Redattore Sociale – Lorenzo Bagnoli – 13 dicembre 2013

malalai joya bonn 400MILANO – “Il mio Paese è solo una maschera di democrazia. Il 25 per cento del Parlamento è sì composto da donne, ma fanno tutte parte di partiti fondamentalisti o sono conniventi con i signori della guerra”.

Malalai Joya, ex parlamentare afghana, punta il dito contro il governo fantoccio che sta al potere a Kabul. Classe 1978, Joya dal 2003 viaggia in tutto il mondo per dare voce alle donne che ogni giorno vengono uccise in Afghanistan.

E per denunciare quelle che si allineano al potere.   Una condizione che la obbliga a vivere sotto scorta e a cambiare luogo di residenza di continuo. Ma Joya non vuole lasciare Kabul: “Già delle campagne della stampa di regime mi hanno descritto come un’attivista che abita all’estero e non conosce l’Afghanistan. Non è vero”. Non ha paura di mostrare i volti delle vittime, sia dei bombardamenti Nato che dei talebani.

Lo fa in una galleria fotografica che dà corpo alle sue parole. Malalai Joya è a Milano per denunciare quanto sta accadendo nel suo Paese.

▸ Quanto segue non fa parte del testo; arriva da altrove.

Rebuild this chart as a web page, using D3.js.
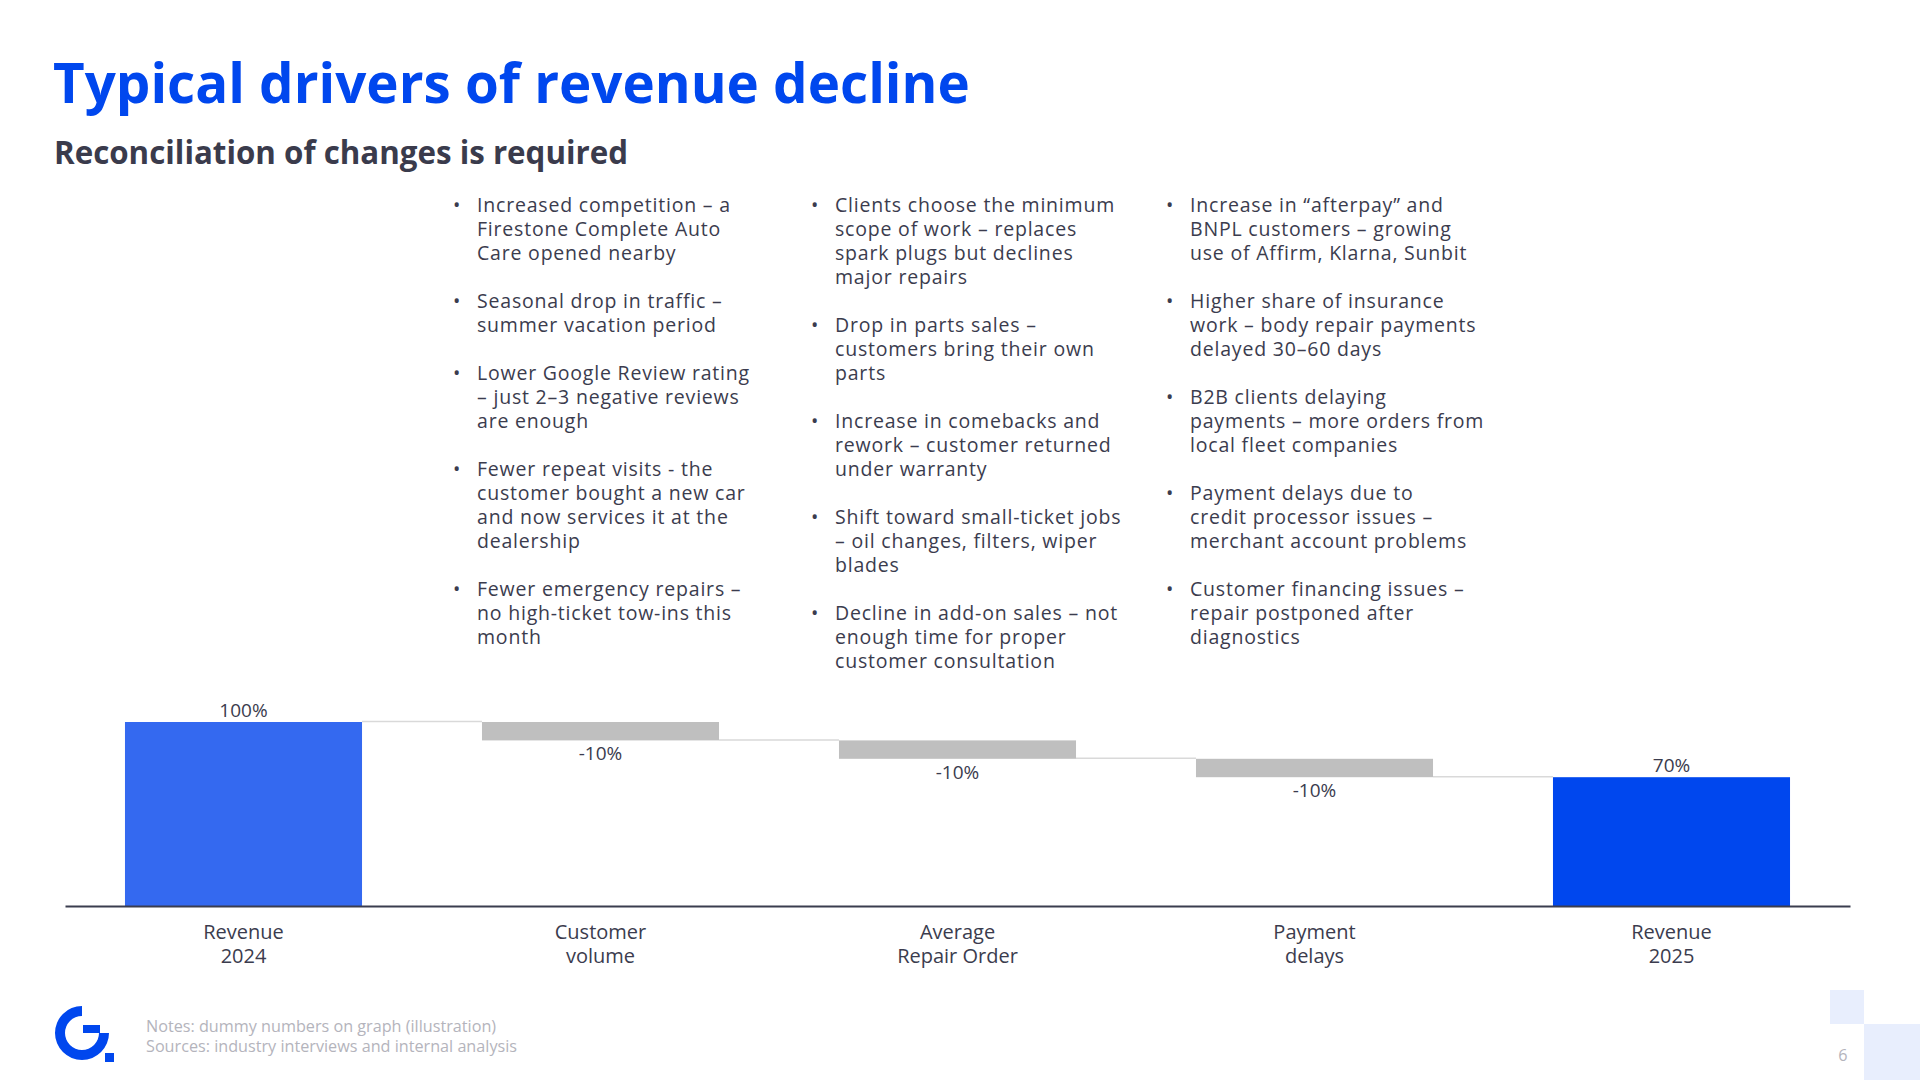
<!DOCTYPE html>
<html>
<head>
<meta charset="utf-8">
<script src="https://cdn.jsdelivr.net/npm/d3@7"></script>
<style>
  body { margin: 0; background: #ffffff; }
  svg { display: block; font-family: "Open Sans", "DejaVu Sans", sans-serif; }
  .title { fill: #0047ee; font-weight: 700; font-size: 54.7px; }
  .subTitle { fill: #3a3b4c; font-weight: 700; font-size: 31.3px; }
  .bullet { fill: #3b3c4e; font-size: 19.5px; letter-spacing: 0.8px; }
  .valueLabel { fill: #3b3c4e; font-size: 19px; }
  .catLabel { fill: #3b3c4e; font-size: 20px; }
  .note { fill: #b4b4bc; font-size: 16.2px; }
</style>
</head>
<body>
<div id="chart"></div>
<script>
// chart data
const categories = [["Revenue", "2024"], ["Customer", "volume"], ["Average", "Repair Order"], ["Payment", "delays"], ["Revenue", "2025"]];
const values = [100, -10, -10, -10, 70];
const kinds = ["total", "delta", "delta", "delta", "total"];
const valueLabels = ["100%", "-10%", "-10%", "-10%", "70%"];

// driver bullets, one array per column (each bullet = its wrapped lines)
const column1 = [
    ["Increased competition – a", "Firestone Complete Auto", "Care opened nearby"],
    ["Seasonal drop in traffic –", "summer vacation period"],
    ["Lower Google Review rating", "– just 2–3 negative reviews", "are enough"],
    ["Fewer repeat visits - the", "customer bought a new car", "and now services it at the", "dealership"],
    ["Fewer emergency repairs –", "no high-ticket tow-ins this", "month"]
];
const column2 = [
    ["Clients choose the minimum", "scope of work – replaces", "spark plugs but declines", "major repairs"],
    ["Drop in parts sales –", "customers bring their own", "parts"],
    ["Increase in comebacks and", "rework – customer returned", "under warranty"],
    ["Shift toward small-ticket jobs", "– oil changes, filters, wiper", "blades"],
    ["Decline in add-on sales – not", "enough time for proper", "customer consultation"]
];
const column3 = [
    ["Increase in “afterpay” and", "BNPL customers – growing", "use of Affirm, Klarna, Sunbit"],
    ["Higher share of insurance", "work – body repair payments", "delayed 30–60 days"],
    ["B2B clients delaying", "payments – more orders from", "local fleet companies"],
    ["Payment delays due to", "credit processor issues –", "merchant account problems"],
    ["Customer financing issues –", "repair postponed after", "diagnostics"]
];
const notes = ["Notes: dummy numbers on graph (illustration)", "Sources: industry interviews and internal analysis"];

const width = 1920, height = 1080;
const svg = d3.select("#chart").append("svg").attr("width", width).attr("height", height);

svg.append("text").attr("class", "title").attr("x", 53).attr("y", 103).text("Typical drivers of revenue decline");
svg.append("text").attr("class", "subTitle").attr("x", 54).attr("y", 164).text("Reconciliation of changes is required");

// bullet columns: one text per bullet, lines as tspans
const lineH = 24.0;
const colX = [453, 811, 1166];
[column1, column2, column3].forEach((col, ci) => {
    let row = 0;
    const g = svg.append("g").attr("transform", `translate(${colX[ci]}, 212)`);
    col.forEach(b => {
        g.append("text").attr("class", "bullet").attr("x", 0).attr("y", row * lineH).text("•");
        g.append("text").attr("class", "bullet").attr("x", 24).attr("y", row * lineH)
            .selectAll("tspan").data(b).enter().append("tspan")
            .attr("x", 24).attr("dy", (d, i) => i == 0 ? 0 : lineH)
            .text(d => d);
        row += b.length + 1;
    });
});

// waterfall
let running = 0;
const steps = values.map((v, i) => {
    let s;
    if (kinds[i] == "total") { s = { start: 0, end: v }; running = v; }
    else { s = { start: running, end: running + v }; running += v; }
    return { name: categories[i], kind: kinds[i], label: valueLabels[i], start: s.start, end: s.end, idx: i };
});

const x = d3.scaleBand().domain(d3.range(categories.length)).range([65, 1850]).paddingInner(0.336).paddingOuter(0.168);
const y = d3.scaleLinear().domain([0, 100]).range([906, 722]);
const fills = ["#3469f0", "#bfbfbf", "#bfbfbf", "#bfbfbf", "#0047ee"];

// connectors
svg.selectAll("line.conn").data(steps.slice(0, -1)).enter().append("line")
    .attr("class", "conn")
    .attr("x1", d => x(d.idx) + x.bandwidth())
    .attr("x2", d => x(d.idx + 1))
    .attr("y1", d => y(d.end) - 0.5)
    .attr("y2", d => y(d.end) - 0.5)
    .style("stroke", "#d9d9d9").style("stroke-width", 1.5);

svg.selectAll("rect.bar").data(steps).enter().append("rect")
    .attr("class", "bar")
    .attr("x", d => x(d.idx))
    .attr("width", x.bandwidth())
    .attr("y", d => y(Math.max(d.start, d.end)))
    .attr("height", d => Math.abs(y(d.start) - y(d.end)))
    .style("fill", (d, i) => fills[i]);

svg.selectAll("text.valueLabel").data(steps).enter().append("text")
    .attr("class", "valueLabel")
    .attr("x", d => x(d.idx) + x.bandwidth() / 2)
    .attr("y", d => d.kind == "total" ? y(d.end) - 5 : y(Math.min(d.start, d.end)) + 20)
    .style("text-anchor", "middle")
    .text(d => d.label);

// axis baseline
const xAxis = d3.axisBottom(x).tickSize(0).tickFormat("");
const axisG = svg.append("g").attr("transform", `translate(0, ${y(0)})`).call(xAxis);
axisG.select(".domain").style("stroke", "#3a3d4f").style("stroke-width", 2);

svg.selectAll("text.catLabel").data(steps).enter().append("text")
    .attr("class", "catLabel")
    .attr("x", d => x(d.idx) + x.bandwidth() / 2)
    .attr("y", y(0) + 33)
    .style("text-anchor", "middle")
    .selectAll("tspan").data(d => d.name).enter().append("tspan")
    .attr("x", function () { return this.parentNode.getAttribute("x"); })
    .attr("dy", (d, i) => i == 0 ? 0 : 23.5)
    .text(d => d);

// footer: logo, notes, page number, corner squares
const logo = svg.append("g").attr("transform", "translate(82, 1033)");
logo.append("path").attr("d", d3.arc()({ innerRadius: 17, outerRadius: 27, startAngle: Math.PI / 2, endAngle: 2 * Math.PI })).style("fill", "#0047ee");
logo.append("rect").attr("x", 1).attr("y", -8).attr("width", 17).attr("height", 8).style("fill", "#0047ee");
logo.append("rect").attr("x", 23).attr("y", 20).attr("width", 9).attr("height", 9).style("fill", "#0047ee");

svg.append("text").attr("class", "note").attr("x", 146).attr("y", 1032)
    .selectAll("tspan").data(notes).enter().append("tspan")
    .attr("x", 146).attr("dy", (d, i) => i == 0 ? 0 : 19.5).text(d => d);

svg.append("rect").attr("x", 1830).attr("y", 990).attr("width", 34).attr("height", 34).style("fill", "#e8eefd");
svg.append("rect").attr("x", 1864).attr("y", 1024).attr("width", 56).attr("height", 56).style("fill", "#e8eefd");
svg.append("text").attr("class", "note").attr("x", 1843).attr("y", 1061).style("text-anchor", "middle").text("6");
</script>
</body>
</html>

Ad invitarla è stato il Coordinamento Italiano di Sostegno alle Donne Afghane (Cisda), gruppo pacifista e contro la discriminazione di genere nato per dare voce alle associazioni femministe in Afghanistan.
IL Cisda si è sempre schierato contro la guerra in Afghanistan e Malalai Joya ha dato il volto alle migliaia di donne che si sono opposte all’intervento militare.